While it is more likely than not that we will win, at least in the short term, if the courts do happen to go against us it will not be anything immediate. Regardless of the outcome, the legal process will take a considerable amount of time to unfold. A good guess would be six months to a year, although it could of course be longer or shorter than that. The bottom line is that we have a good chance of prevailing and even if we do ultimately lose it will not happen immediately.
The new ruling is Rufo v. Inmates of Suffolk County jail, which was decided on January 15th. What does the court have to say about modifying consent decrees? In essence the court held:
"[t]hat a party may obtain relief from a court order when 'it is no longer equitable that the judgment should have prospective application,' not when it is no longer convenient to live with the terms of a consent decree. Accordingly, a party seeking modification of a consent decree bears the burden of establishing that a significant change in circumstances warrants revision of the decree.

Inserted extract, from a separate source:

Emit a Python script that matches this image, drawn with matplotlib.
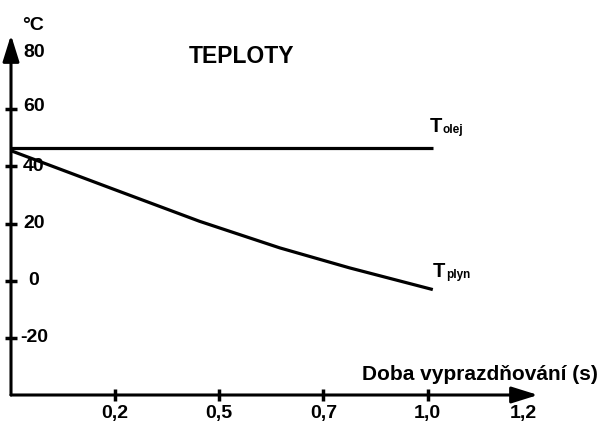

If it is clear that a party anticipated changing conditions that would make performance of the decree more onerous but nevertheless agreed to the decree, that party would have to satisfy a heavy burden to convince a court that it agreed to the decree in good faith, made a reasonable effort to comply with the decree, and should be relieved of the undertaking."
Like the state of Washington has been doing in the Monroe case, the sheriff in Rufo v. Inmates argued that the court was required to modify the consent decree because: "The constitutional violation underlying the decree has disappeared and will not recur and that no constitutional violation is even alleged at the new jail, so there is no constitutional violation to serve as a predicate for the federal court's continued exercise of its equitable power." The court replied by saying: "His argument is not well taken." It was this aspect of the case, the possible need to actually demonstrate the existence of a continuing constitutional violation, that had some prisoners so concerned about the Rufo case. The court's clear rejection of that line of argument made a big difference in the outcome and the case's probable impact on prisoners at Monroe. Moreover, in an even later case, the Supreme Court refused to overturn a lower court's refusal to set aside a consent decree entered into between San Quentin officials and prisoners, saying the likelihood of the prison officials repeating the prohibited conduct was great. In the Monroe case, the likelihood of the administration double bunking prisoners in the event the decree is set aside is almost certain. They've made no attempt to conceal their intentions in this regard.